I just probably should have been more specific about my victory conditions. It should feel like a major victory whenever a horrible place closes, especially in a place like the 9th Circle of Hell, where they virtually never do. It should feel like maybe I did something good in the world. Because, trust me, that place really needed to close! I will reiterate that again just in case a summer’s worth of despondent blog posts hasn’t made that clear enough before. That place needed to close.

It doesn’t quite feel like a victory since I mentioned before that there are basically no placements left anywhere that will accept clients with trauma histories, and now all the rest of the clients previously served by that horrible home will also have to find emergency places. Their substantiated histories of trauma, however, won’t make that easy for them.
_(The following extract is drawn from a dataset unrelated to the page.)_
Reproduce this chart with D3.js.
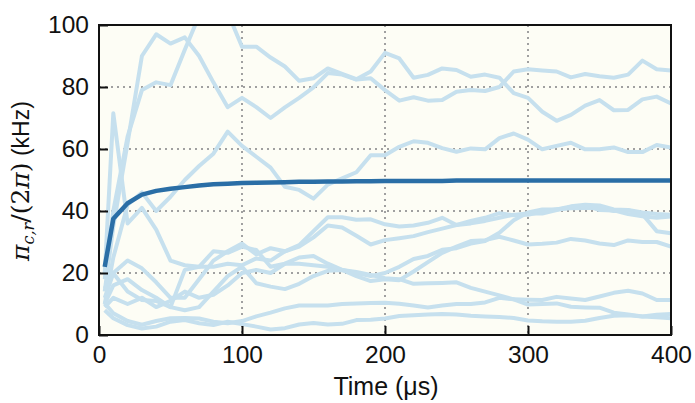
<!DOCTYPE html>
<meta charset="utf-8">
<style>
body { margin: 0; background: #fff; }
.grid line { stroke: #a0a0a0; stroke-width: 2; stroke-dasharray: 2,4; }
.axis text { font-family: "Liberation Sans", Arial, sans-serif; font-size: 24.5px; fill: #111; }
.axis line { stroke: #111; stroke-width: 2; }
.axis path { display: none; }
.run { fill: none; stroke: #c6e0ee; stroke-width: 4; stroke-linejoin: round; }
.mean { fill: none; stroke: #2a6ea6; stroke-width: 4.5; stroke-linejoin: round; }
</style>
<body></body>
<script src="https://d3js.org/d3.v7.min.js"></script>
<script>
// time points (µs)
var times = [4, 10, 20, 30, 40, 50, 60, 70, 80, 90, 100, 110, 120, 130, 140, 150, 160, 170, 180, 190,
  200, 210, 220, 230, 240, 250, 260, 270, 280, 290, 300, 310, 320, 330, 340, 350, 360, 370, 380, 390, 400];

// mean rate (kHz)
var meanRate = [22, 37.5, 42.5, 45.3, 46.5, 47.2, 47.7, 48.2, 48.6, 48.8, 49.0, 49.1, 49.2, 49.3, 49.4, 49.4,
  49.5, 49.5, 49.6, 49.6, 49.7, 49.7, 49.7, 49.7, 49.7, 49.8, 49.8, 49.8, 49.8, 49.8, 49.8, 49.8, 49.8,
  49.8, 49.8, 49.8, 49.8, 49.8, 49.8, 49.8, 49.8];

// individual runs (kHz)
var runA = [14, 35, 62, 90, 97, 94, 96, 90, 81.5, 73.5, 76.5, 73.5, 70, 73.4, 76.5, 79.9, 84.5, 84, 82.4, 82.8,
  79, 75.6, 76.7, 75.6, 75.8, 78.5, 79, 78.7, 80, 85, 85.7, 85.3, 85, 83.1, 84.2, 83.5, 83, 84, 88.5, 85.7, 85.3];
var runB = [18, 40, 64, 79, 81.5, 80.6, 92, 103, 106, 104, 93, 93, 89.5, 86.6, 82, 82.8, 86, 84.2, 82.5, 85,
  91, 89.2, 83, 83.9, 86, 85.5, 83.3, 84, 83, 78, 76.5, 72, 69.1, 71, 74, 75.8, 72.5, 72.6, 76, 76.9, 74.7];
var runC = [20, 71.5, 36, 41, 34, 24, 22.5, 22, 22, 23, 22.5, 24.7, 24, 27, 29, 33.5, 38, 38, 37.2, 37.3,
  35.7, 35, 35.3, 36.2, 37.8, 35.5, 36.8, 37.8, 39.3, 38.6, 39.3, 39.2, 40.3, 41.2, 41.8, 40.3, 40.2, 39, 38.3, 37.8, 38.2];
var runD = [10, 25, 42, 46, 40, 44.6, 50, 54.5, 58.5, 65.6, 61, 57.5, 54, 47.8, 46.8, 44, 48.5, 50.5, 52.5, 58,
  58, 60.7, 62.5, 62, 60.3, 59.1, 60.2, 59.9, 63.5, 65, 63, 59.9, 61, 62, 59.9, 59.9, 60.5, 59, 59, 61.3, 60.5];
var runF = [12, 19.9, 14, 11.3, 11, 9, 8, 9, 14, 19, 22, 16.7, 15.6, 14.8, 16.5, 19, 20.7, 21, 20.3, 19.4,
  18.3, 18, 16.5, 16.7, 16.8, 17, 15.2, 14, 12.8, 11.5, 11.4, 11.3, 12.3, 11.8, 11.3, 12.4, 13.6, 14.3, 13.4, 11.3, 11.3];
var runG = [10, 16, 18, 14.5, 12, 9, 21, 22, 27, 26.5, 28.5, 27.4, 22, 23, 25, 25.5, 23, 21, 19, 17.4,
  18, 17.7, 20.5, 23.5, 26.5, 28.5, 30.3, 30.6, 31.7, 30.5, 29.2, 29.4, 29.8, 31, 30.5, 29.5, 29, 30.5, 30, 30, 28.5];
var runK = [15, 20, 24, 21.5, 17, 12, 12, 18, 24, 27, 29.5, 26, 28, 27, 28.5, 31.5, 35.3, 34.7, 32, 29.2,
  30.6, 31.2, 31.9, 33.2, 34.3, 35.5, 36, 36.8, 37.8, 38.8, 38.8, 39.8, 40.6, 40.9, 41, 41, 40, 40.3, 39, 33.5, 32.8];
var runH = [9, 12, 10, 12, 9, 11, 14, 12, 13, 16, 20, 21, 20, 23, 23, 22.5, 22, 21, 20, 19,
  20, 22, 24.5, 25.5, 27.5, 28, 29.5, 30.3, 33, 37, 39.5, 40.5, 40.5, 41.5, 42, 41.8, 40.5, 40.3, 39.5, 39, 38.8];
var runL1 = [10.2, 7, 4.5, 3.3, 4.5, 5.4, 5.5, 5.3, 4.3, 3.8, 4.5, 6, 7.2, 8.6, 9.5, 9.5, 9.5, 10, 10.2, 10.3,
  10.4, 10.1, 9.5, 8.9, 9.5, 10, 10, 10.5, 12, 11.5, 9.8, 10, 10.2, 9.1, 8.9, 8.8, 7.2, 6.6, 6, 6.5, 6.8];
var runL2 = [8, 5.4, 3.2, 2.1, 2.7, 4.3, 4.8, 3.8, 3.2, 4.3, 3.5, 2.7, 1.8, 2.2, 3.4, 3.9, 3.4, 3.6, 4.8, 4.9,
  5.3, 6.1, 6.4, 6.6, 6.8, 6.6, 6.2, 6, 5.8, 5.5, 4.7, 4.4, 4.3, 4.3, 4.6, 5.5, 6.2, 6.4, 6, 5.7, 5.4];

var runs = [runL2, runL1, runF, runH, runG, runK, runC, runD, runB, runA];

var xTicks = [0, 100, 200, 300, 400];
var yTicks = [0, 20, 40, 60, 80, 100];

var margin = {top: 25, right: 24, bottom: 68, left: 99},
    width = 695 - margin.left - margin.right,
    height = 403 - margin.top - margin.bottom;

var x = d3.scaleLinear().domain([0, 400]).range([0, width]);
var y = d3.scaleLinear().domain([0, 100]).range([height, 0]);

var svg = d3.select("body").append("svg")
    .attr("width", 695)
    .attr("height", 403)
  .append("g")
    .attr("transform", "translate(" + margin.left + "," + margin.top + ")");

// plot background
svg.append("rect")
    .attr("width", width)
    .attr("height", height)
    .attr("fill", "#fdfdf5");

svg.append("clipPath").attr("id", "clip")
  .append("rect").attr("width", width).attr("height", height);

// dotted grid
var grid = svg.append("g").attr("class", "grid");
grid.selectAll(".gx").data(xTicks.slice(1, -1)).enter().append("line")
    .attr("x1", d => x(d)).attr("x2", d => x(d))
    .attr("y1", 0).attr("y2", height);
grid.selectAll(".gy").data(yTicks.slice(1, -1)).enter().append("line")
    .attr("x1", 0).attr("x2", width)
    .attr("y1", d => y(d)).attr("y2", d => y(d));

var line = d3.line()
    .x(function(d, i) { return x(times[i]); })
    .y(function(d) { return y(d); });

var plot = svg.append("g").attr("clip-path", "url(#clip)");

plot.selectAll(".run")
    .data(runs)
  .enter().append("path")
    .attr("class", "run")
    .attr("d", line);

plot.append("path")
    .datum(meanRate)
    .attr("class", "mean")
    .attr("d", line);

// axes with inward ticks
svg.append("g")
    .attr("class", "axis")
    .attr("transform", "translate(0," + height + ")")
    .call(d3.axisBottom(x).tickValues(xTicks).tickSize(-9).tickPadding(11));

svg.append("g")
    .attr("class", "axis")
    .call(d3.axisLeft(y).tickValues(yTicks).tickSize(-9).tickPadding(10));

// frame
svg.append("rect")
    .attr("width", width)
    .attr("height", height)
    .attr("fill", "none")
    .attr("stroke", "#111")
    .attr("stroke-width", 2);

svg.append("text")
    .attr("x", width / 2 + 1)
    .attr("y", height + 60)
    .attr("text-anchor", "middle")
    .style("font-family", "Liberation Sans, Arial, sans-serif")
    .style("font-size", "25px")
    .style("fill", "#111")
    .text("Time (μs)");

// y label: π_{c,r}/(2π) (kHz)
var yl = d3.select("svg").append("text")
    .attr("transform", "translate(29,181) rotate(-90)")
    .attr("text-anchor", "middle")
    .style("fill", "#111")
    .style("font-size", "25px");
yl.append("tspan").style("font-family", "DejaVu Serif").style("font-style", "italic").text("π");
yl.append("tspan").style("font-family", "DejaVu Serif").style("font-style", "italic")
    .style("font-size", "16px").attr("dy", 5).text("c,r");
yl.append("tspan").style("font-family", "DejaVu Serif").attr("dy", -5).text("/(2");
yl.append("tspan").style("font-family", "DejaVu Serif").style("font-style", "italic").text("π");
yl.append("tspan").style("font-family", "DejaVu Serif").text(")");
yl.append("tspan").style("font-family", "Liberation Sans, Arial, sans-serif").style("font-size", "23px")
    .text(" (kHz)");
</script>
It doesn’t quite feel like a victory when exposing what’s wrong in the system only leads to the same catch-22 that my family is currently caught in for the rest of that place’s victims. It doesn’t quite feel like a victory when my own sibling was still able to be summarily evicted from the Bedbug Motel because its emergency management didn’t feel like dealing with someone with a trauma history and probably engineered their own loophole conditions to be able to kick him out legally as a result.

It just doesn’t quite feel like a victory since even that place’s closure didn’t actually end the crisis…

Need a recap of anything I’m talking about in any post? Check out the Glossary of Terms.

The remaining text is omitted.